• **RECORDS SUPPLIED**:
>> Begin
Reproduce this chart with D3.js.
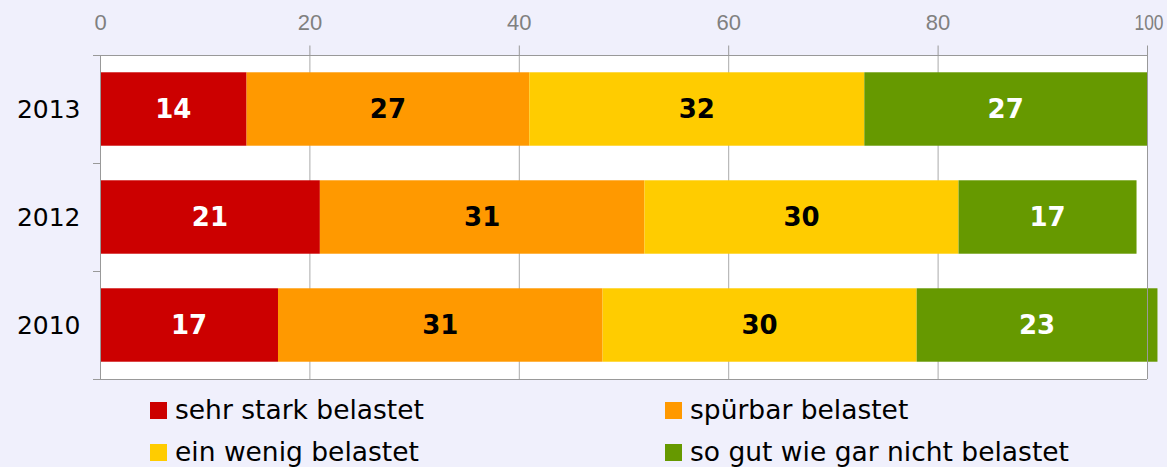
>> End
>> Begin
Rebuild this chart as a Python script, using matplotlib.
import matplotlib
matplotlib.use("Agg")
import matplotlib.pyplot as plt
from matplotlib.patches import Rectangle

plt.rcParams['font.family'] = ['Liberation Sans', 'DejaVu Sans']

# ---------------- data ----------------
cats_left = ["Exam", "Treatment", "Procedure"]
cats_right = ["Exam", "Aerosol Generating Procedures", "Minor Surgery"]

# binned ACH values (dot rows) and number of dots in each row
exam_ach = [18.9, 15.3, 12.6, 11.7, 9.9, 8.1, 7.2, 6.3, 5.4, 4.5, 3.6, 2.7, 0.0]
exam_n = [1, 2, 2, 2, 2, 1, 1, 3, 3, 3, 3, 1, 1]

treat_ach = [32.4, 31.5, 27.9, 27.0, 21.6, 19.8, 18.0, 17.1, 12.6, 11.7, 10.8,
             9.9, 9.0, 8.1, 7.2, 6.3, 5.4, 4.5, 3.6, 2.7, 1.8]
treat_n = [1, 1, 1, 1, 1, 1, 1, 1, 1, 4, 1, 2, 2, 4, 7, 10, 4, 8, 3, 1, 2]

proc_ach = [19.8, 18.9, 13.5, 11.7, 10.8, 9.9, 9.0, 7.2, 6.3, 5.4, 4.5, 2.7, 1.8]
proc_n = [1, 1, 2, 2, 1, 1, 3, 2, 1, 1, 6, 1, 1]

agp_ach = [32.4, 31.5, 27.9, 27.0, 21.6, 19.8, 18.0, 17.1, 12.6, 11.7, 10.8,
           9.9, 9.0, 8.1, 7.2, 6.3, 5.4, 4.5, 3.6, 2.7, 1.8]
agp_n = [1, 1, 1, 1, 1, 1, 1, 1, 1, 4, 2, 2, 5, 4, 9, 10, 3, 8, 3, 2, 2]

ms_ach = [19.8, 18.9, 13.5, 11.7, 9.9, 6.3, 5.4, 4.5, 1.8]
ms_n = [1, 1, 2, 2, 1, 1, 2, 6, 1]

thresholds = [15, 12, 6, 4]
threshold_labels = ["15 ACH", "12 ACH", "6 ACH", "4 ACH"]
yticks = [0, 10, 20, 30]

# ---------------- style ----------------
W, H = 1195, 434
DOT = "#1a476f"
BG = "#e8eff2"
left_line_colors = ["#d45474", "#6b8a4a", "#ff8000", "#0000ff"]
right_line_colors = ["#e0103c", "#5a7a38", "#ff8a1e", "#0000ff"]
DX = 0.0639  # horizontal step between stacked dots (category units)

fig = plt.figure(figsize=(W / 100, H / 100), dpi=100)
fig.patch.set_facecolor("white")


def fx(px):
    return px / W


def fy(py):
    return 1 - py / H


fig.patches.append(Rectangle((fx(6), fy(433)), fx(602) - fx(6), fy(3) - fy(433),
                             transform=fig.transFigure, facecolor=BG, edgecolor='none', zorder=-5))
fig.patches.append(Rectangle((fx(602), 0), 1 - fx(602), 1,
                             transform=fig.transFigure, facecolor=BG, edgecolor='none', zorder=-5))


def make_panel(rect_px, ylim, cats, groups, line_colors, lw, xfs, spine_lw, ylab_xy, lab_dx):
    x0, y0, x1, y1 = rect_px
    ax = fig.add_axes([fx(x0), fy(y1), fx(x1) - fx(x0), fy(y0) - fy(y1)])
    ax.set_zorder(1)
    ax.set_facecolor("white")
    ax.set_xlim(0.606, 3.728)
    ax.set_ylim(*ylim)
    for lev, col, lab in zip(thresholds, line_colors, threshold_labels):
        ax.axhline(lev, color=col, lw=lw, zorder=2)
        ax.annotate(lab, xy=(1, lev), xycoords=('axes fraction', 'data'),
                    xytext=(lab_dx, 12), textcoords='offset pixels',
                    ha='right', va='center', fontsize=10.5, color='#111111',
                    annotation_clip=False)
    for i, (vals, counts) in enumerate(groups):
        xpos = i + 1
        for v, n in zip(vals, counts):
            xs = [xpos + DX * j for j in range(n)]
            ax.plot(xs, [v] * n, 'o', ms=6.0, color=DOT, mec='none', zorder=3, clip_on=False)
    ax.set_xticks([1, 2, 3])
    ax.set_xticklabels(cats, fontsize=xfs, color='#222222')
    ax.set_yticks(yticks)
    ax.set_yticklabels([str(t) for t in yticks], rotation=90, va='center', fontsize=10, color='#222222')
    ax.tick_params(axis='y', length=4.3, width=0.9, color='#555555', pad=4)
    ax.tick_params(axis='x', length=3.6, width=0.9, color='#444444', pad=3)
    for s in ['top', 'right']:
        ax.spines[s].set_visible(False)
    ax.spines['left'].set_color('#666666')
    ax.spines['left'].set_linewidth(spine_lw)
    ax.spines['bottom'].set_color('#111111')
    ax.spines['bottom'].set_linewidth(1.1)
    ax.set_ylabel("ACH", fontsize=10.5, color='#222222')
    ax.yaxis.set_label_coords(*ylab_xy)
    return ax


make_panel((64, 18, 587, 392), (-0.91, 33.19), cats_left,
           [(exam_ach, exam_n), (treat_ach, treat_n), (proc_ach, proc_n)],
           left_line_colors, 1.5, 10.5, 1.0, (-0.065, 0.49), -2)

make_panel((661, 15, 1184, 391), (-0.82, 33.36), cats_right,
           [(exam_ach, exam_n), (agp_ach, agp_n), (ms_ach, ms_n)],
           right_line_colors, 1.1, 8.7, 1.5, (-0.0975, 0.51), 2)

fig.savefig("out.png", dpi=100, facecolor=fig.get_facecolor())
>> End
• **STATED EXERCISE**:
Print exactly the run of lines that starts at the line with "Rebuild this chart" and ends at the line with "3, 8, 3, 2, 2]". Leave out every other line.

• **WRITTEN RESPONSE**:
Rebuild this chart as a Python script, using matplotlib.
import matplotlib
matplotlib.use("Agg")
import matplotlib.pyplot as plt
from matplotlib.patches import Rectangle

plt.rcParams['font.family'] = ['Liberation Sans', 'DejaVu Sans']

# ---------------- data ----------------
cats_left = ["Exam", "Treatment", "Procedure"]
cats_right = ["Exam", "Aerosol Generating Procedures", "Minor Surgery"]

# binned ACH values (dot rows) and number of dots in each row
exam_ach = [18.9, 15.3, 12.6, 11.7, 9.9, 8.1, 7.2, 6.3, 5.4, 4.5, 3.6, 2.7, 0.0]
exam_n = [1, 2, 2, 2, 2, 1, 1, 3, 3, 3, 3, 1, 1]

treat_ach = [32.4, 31.5, 27.9, 27.0, 21.6, 19.8, 18.0, 17.1, 12.6, 11.7, 10.8,
             9.9, 9.0, 8.1, 7.2, 6.3, 5.4, 4.5, 3.6, 2.7, 1.8]
treat_n = [1, 1, 1, 1, 1, 1, 1, 1, 1, 4, 1, 2, 2, 4, 7, 10, 4, 8, 3, 1, 2]

proc_ach = [19.8, 18.9, 13.5, 11.7, 10.8, 9.9, 9.0, 7.2, 6.3, 5.4, 4.5, 2.7, 1.8]
proc_n = [1, 1, 2, 2, 1, 1, 3, 2, 1, 1, 6, 1, 1]

agp_ach = [32.4, 31.5, 27.9, 27.0, 21.6, 19.8, 18.0, 17.1, 12.6, 11.7, 10.8,
           9.9, 9.0, 8.1, 7.2, 6.3, 5.4, 4.5, 3.6, 2.7, 1.8]
agp_n = [1, 1, 1, 1, 1, 1, 1, 1, 1, 4, 2, 2, 5, 4, 9, 10, 3, 8, 3, 2, 2]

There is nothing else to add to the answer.